How to Apply These Themes Today
The Green Arrow Green Lantern dynamic teaches us something about civil discourse that we've mostly forgotten. They disagreed—violently, sometimes—but they never stopped talking. They stayed in the truck.
If you're a writer, a creator, or just a fan, look at how these characters use their "tools." Hal has a ring that can create anything he imagines, yet he is often limited by his own rigid thinking. Ollie has primitive tools—sticks and strings—but his imagination is fired by his empathy for others.
The real power wasn't the ring or the bow. It was the conversation.

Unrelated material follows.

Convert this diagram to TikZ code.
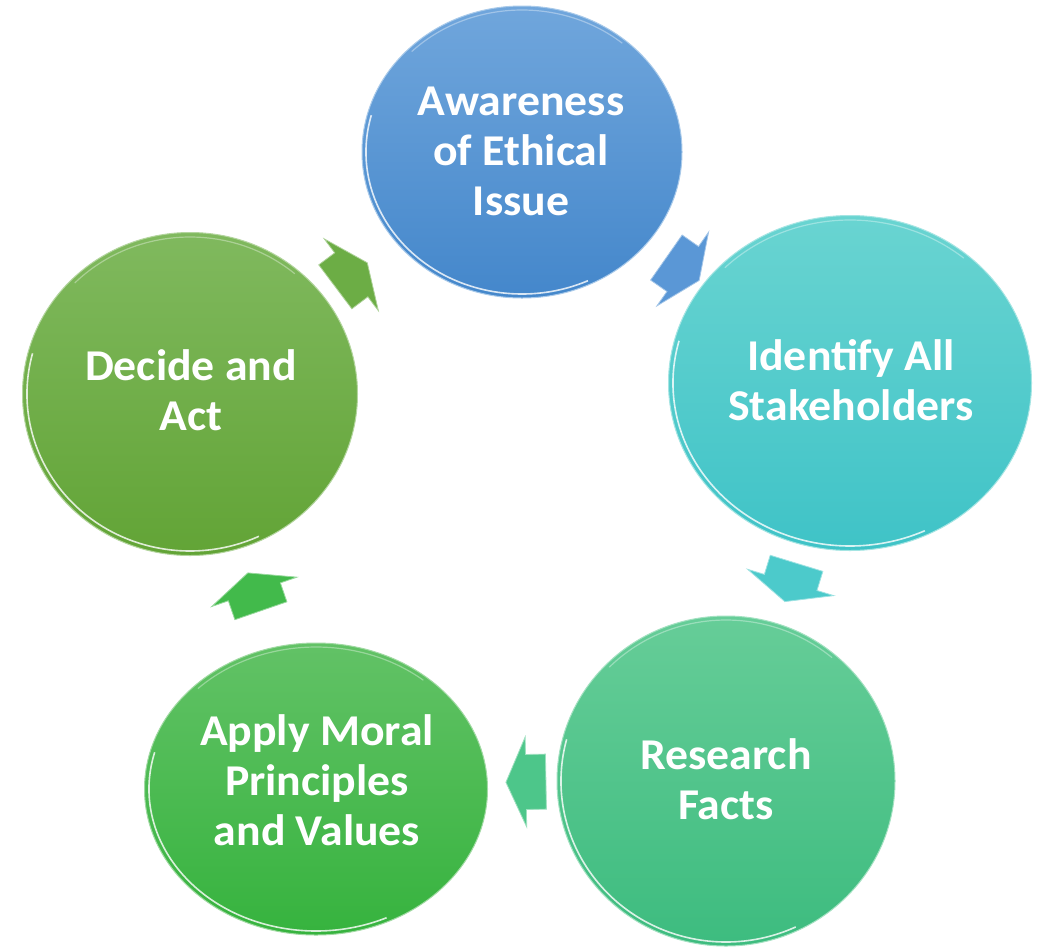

To truly appreciate this era of comics, you should look for the 2004 "Absolute" edition or the modern "Celebration of 75 Years" hardcovers for both characters. They provide the historical context of the 1970s protest movement that fueled these scripts. Analyzing the shift from the "Space Age" optimism of the 60s to the "Gritty" realism of the 70s offers a blueprint for how to evolve any long-standing brand or character without losing their core identity.
Actionable Next Steps:
- Audit your collection: Check if you have the Snowbirds Don't Fly issues (GL #85-86). These are high-value keys for collectors due to their historical significance regarding the Comics Code.
- Compare the eras: Read a 1965 issue of Green Lantern followed immediately by Issue #76. Notice the shift in Hal’s internal monologue; it’s a masterclass in character deconstruction.
- Explore the "Hard-Traveling Heroes" legacy: Research how this specific run influenced the "Bronze Age" of comics, leading directly to more mature titles like The Saga of the Swamp Thing and Watchmen.